THE MAGDALENE SISTERS
directed by Peter Mullan

 

* * * * * * * * * *

Forget Freddy Versus Jason. For a real horror show, try The Magdalene Sisters. Exposing the hair-raising abuse and inhumanity that flourished at Ireland's Magdalene Asylums in the 1960s, Peter Mullan's film wants to outrage. Like Rabbit Proof Fence, his movie, with the deftness of a surgeon's scalpel, cuts to the heart of a decades-deep institutional cover-up/scandal and finds religious arrogance gone frighteningly round the bend.

Right from the film's get-go, we're thrown into the harsh predicaments of three Dublin adolescents. It's 1964. During a lively wedding shindig full of percussive music and sweaty socializing, young Margaret (Anne-Marie Duff) is raped by a lustful cousin. Meanwhile, Rose (Dorothy Duffy) pleads with her parents to allow one last look at a newborn son being swept away into forced adoption. Then there's the lovely, orphaned Bernadette (Nora-Jane Noone), exchanging playful glances with some curious boys from across a courtyard fence.

Condemning their dubious conduct as evil betrayals by 'fallen' temptresses, their strict Catholic caregivers withdraw support. All three 'morally endangered' young women find themselves disowned, denounced, and dumped at a Dublin workhouse run by iron-fisted Sisters of Mercy. Their sentences will be indefinite, the 364-day work schedule grueling. Their sanity will be challenged by verbal, physical and sexual abuse on a casual, consistent basis.

Although this ain't Hogwarts, there's full-scale witchery being practiced behind Magdalene's locked doors. The girls are rounded up by a grinning, habit-wearing hag and told to strip, before their breasts and bottoms are ridiculed and mocked. Mother Superior Bridget (Geraldine McEwan) hacks off hair and issues concentration camp cuts to girls who attempt escape. And when a particularly fragile resident publicly protests the relentless sexual favors demanded by a priest, she's whisked away to a mental hospital.

The film's three lead actresses forge memorable portraits of survivors defying the spirit-snapping conditions to which they're condemned, pumping humanity and spirit into a film that could have been unbearable, even as they warp and strain from the cumulative damage of their shared experiences. Noone's Bernadette is the most fiery and fierce of the three, enraged that her (non-crime of) attractiveness has resulted in enforced servitude and humiliation. Meanwhile, she's not beyond using her beauty to seduce a horny delivery boy, if only to provide the illusion of free choice.

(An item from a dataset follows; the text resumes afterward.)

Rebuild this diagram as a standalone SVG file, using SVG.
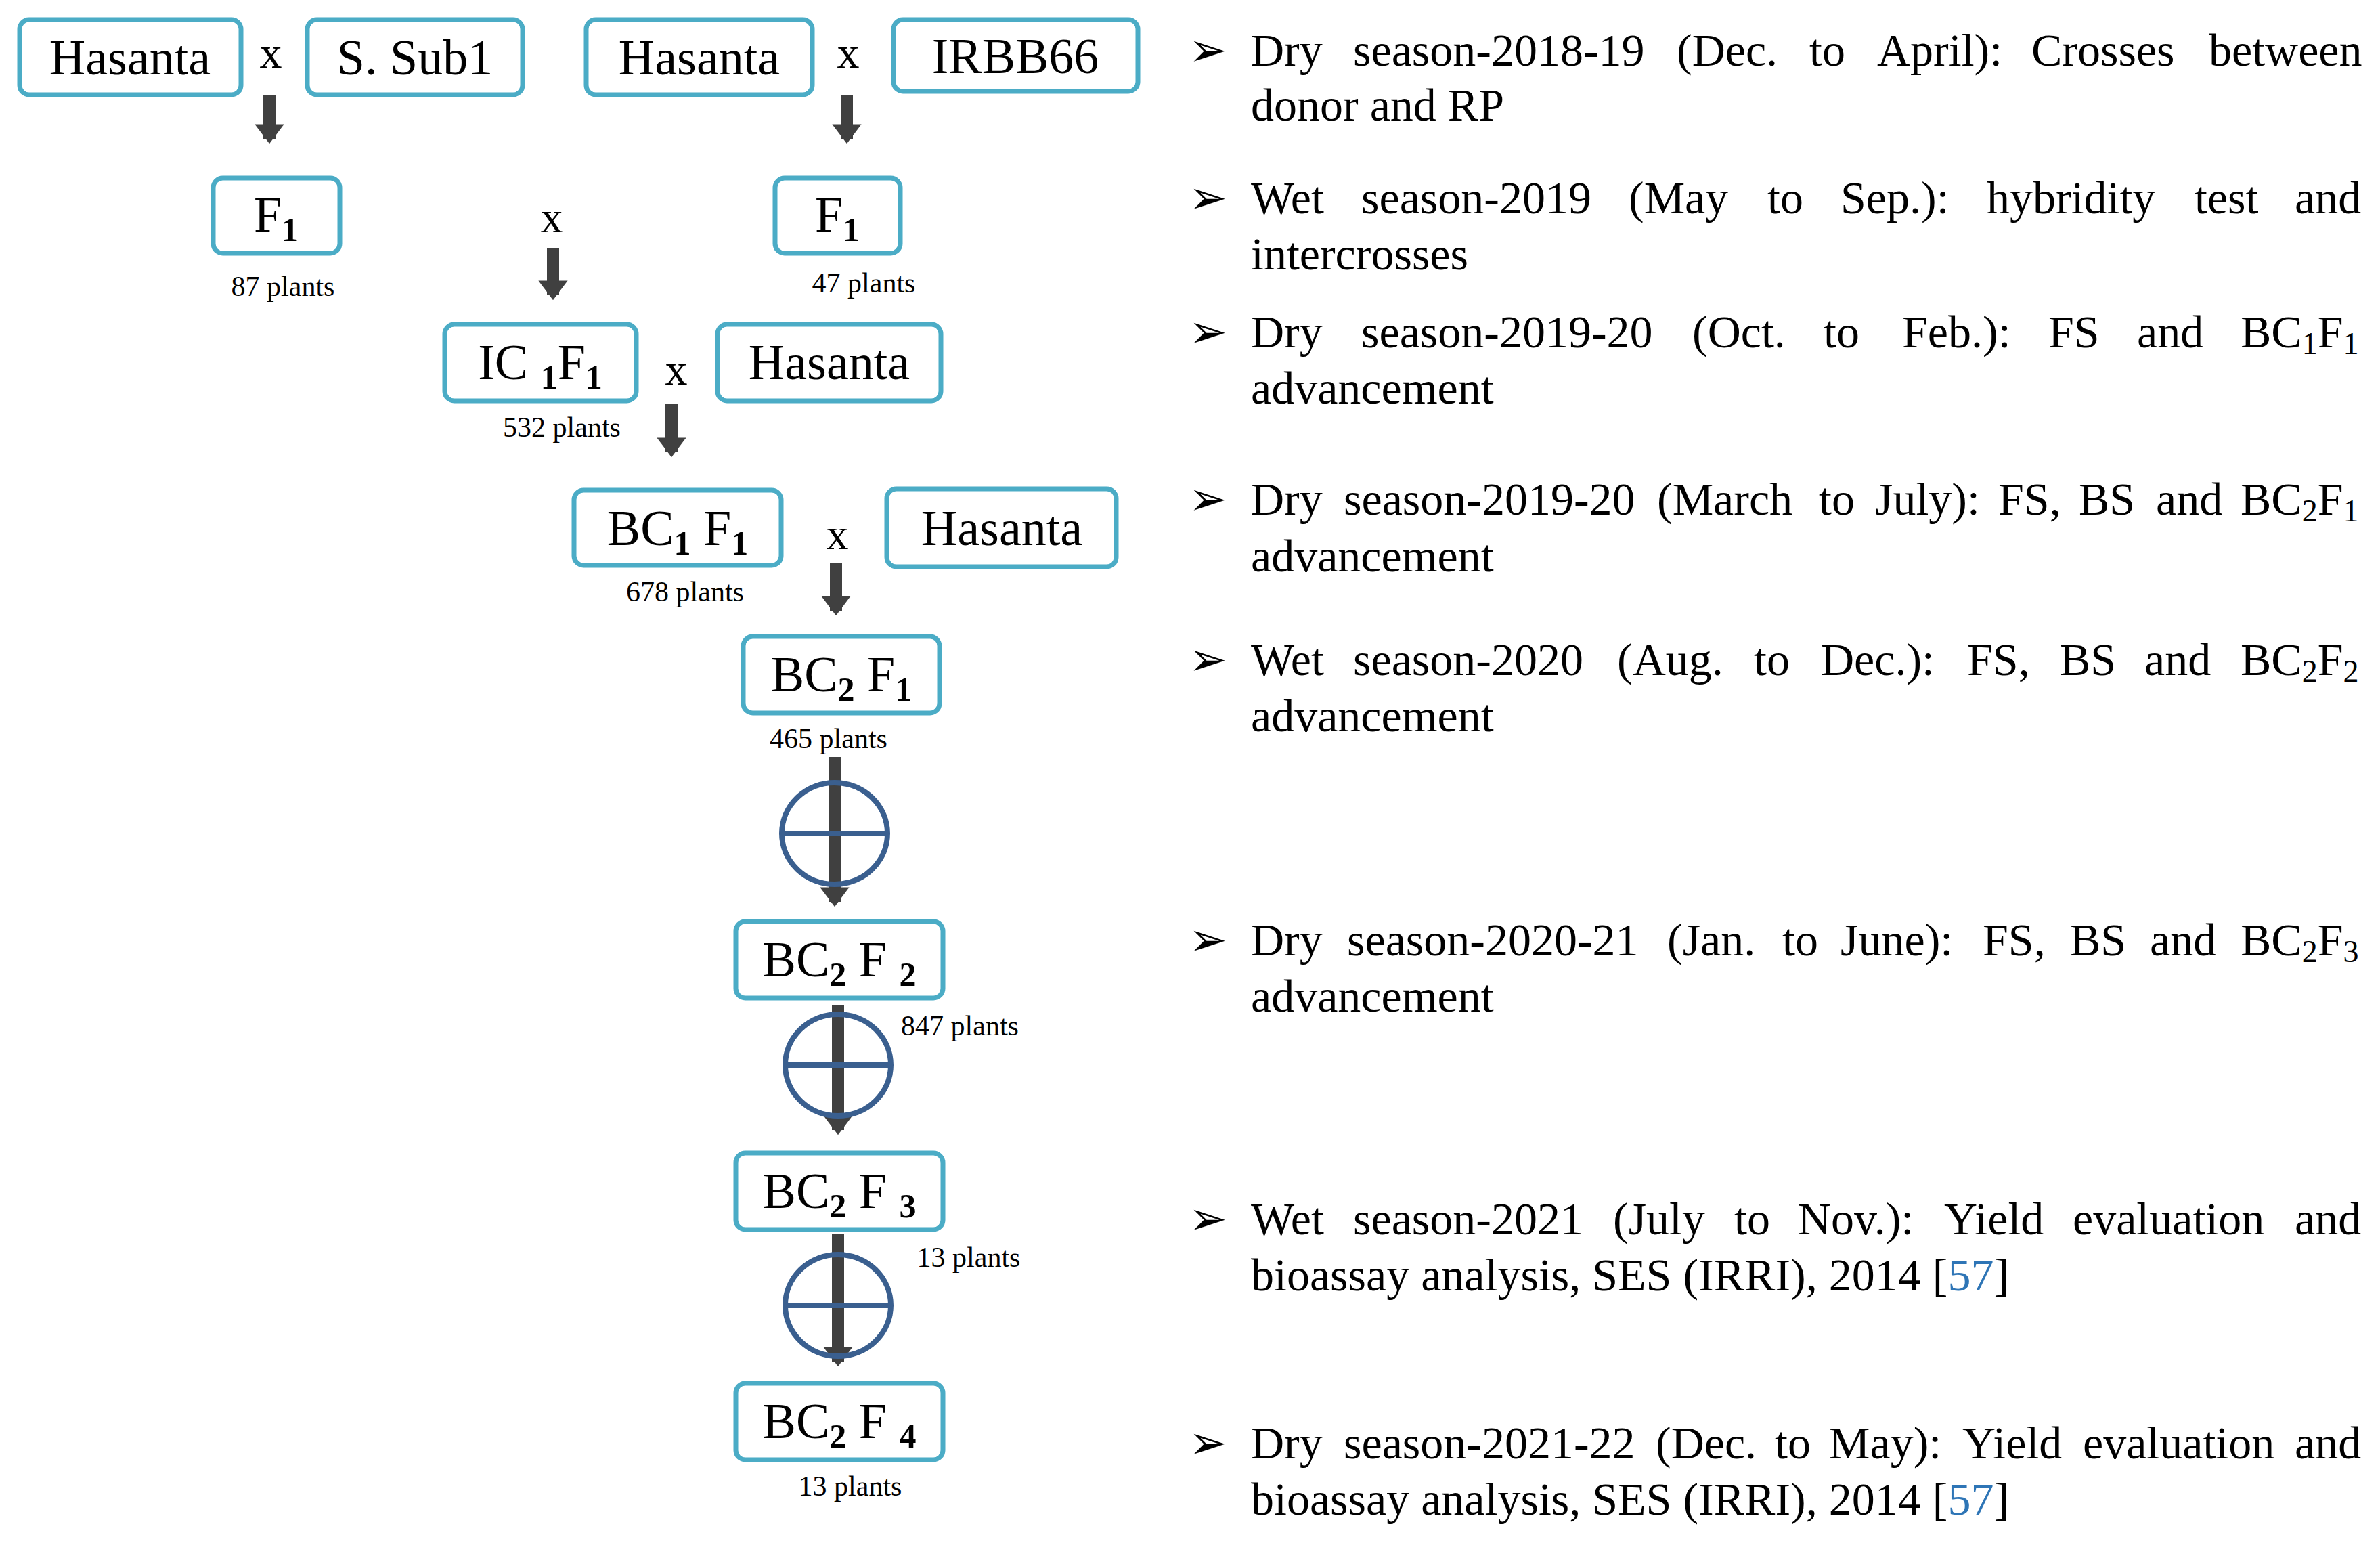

Margaret is more tentative, unwilling to flee even after stumbling across an overlooked, open door in the estate's garden. Her actions hint at a life shackled by years of societal submissiveness, rejection, and criticism. Perhaps this is my lot in life, Duff's tired eyes seem to reflect.

Duffy depicts Rose's heartbreak and hurt in a worried glance, or an anxious shuffle, as when her character provides another mother with forbidden glimpses of the son she hardly knows.

Mullan, also an acclaimed thespian and winner of the Best Actor award at the 1998 Cannes Film Festival, strives for a visual style as dire and unpleasant as his subject matter. Drab earth tones choke off any hint of vibrancy or color. Enshrouded in steam, the laundry scenes elicit the swelter and sweat of the sauna. The nuns' pale faces are a grotesque collection of folds, slits, and flab. Scrubbed and cadaver-like, their mugs would not look out of place on mortician's embalming table.

A natural reaction to The Magdalene Sisters is to ask: was it really that bad? The answer might rest in the Vatican's quick condemnation of the film as an "angry and rancorous provocation," and complaints from victims who insist that their experiences were actually much worse than those depicted in Mullan's film. Meanwhile, it's startling to consider that Magdalene Asylums were still in operation as recently as 1996.

The Magdalene Sisters shows how innocents are victimized when society casts a blind eye towards corrupt institutions, allowing them to fester for decades. It's a story that needs to be told.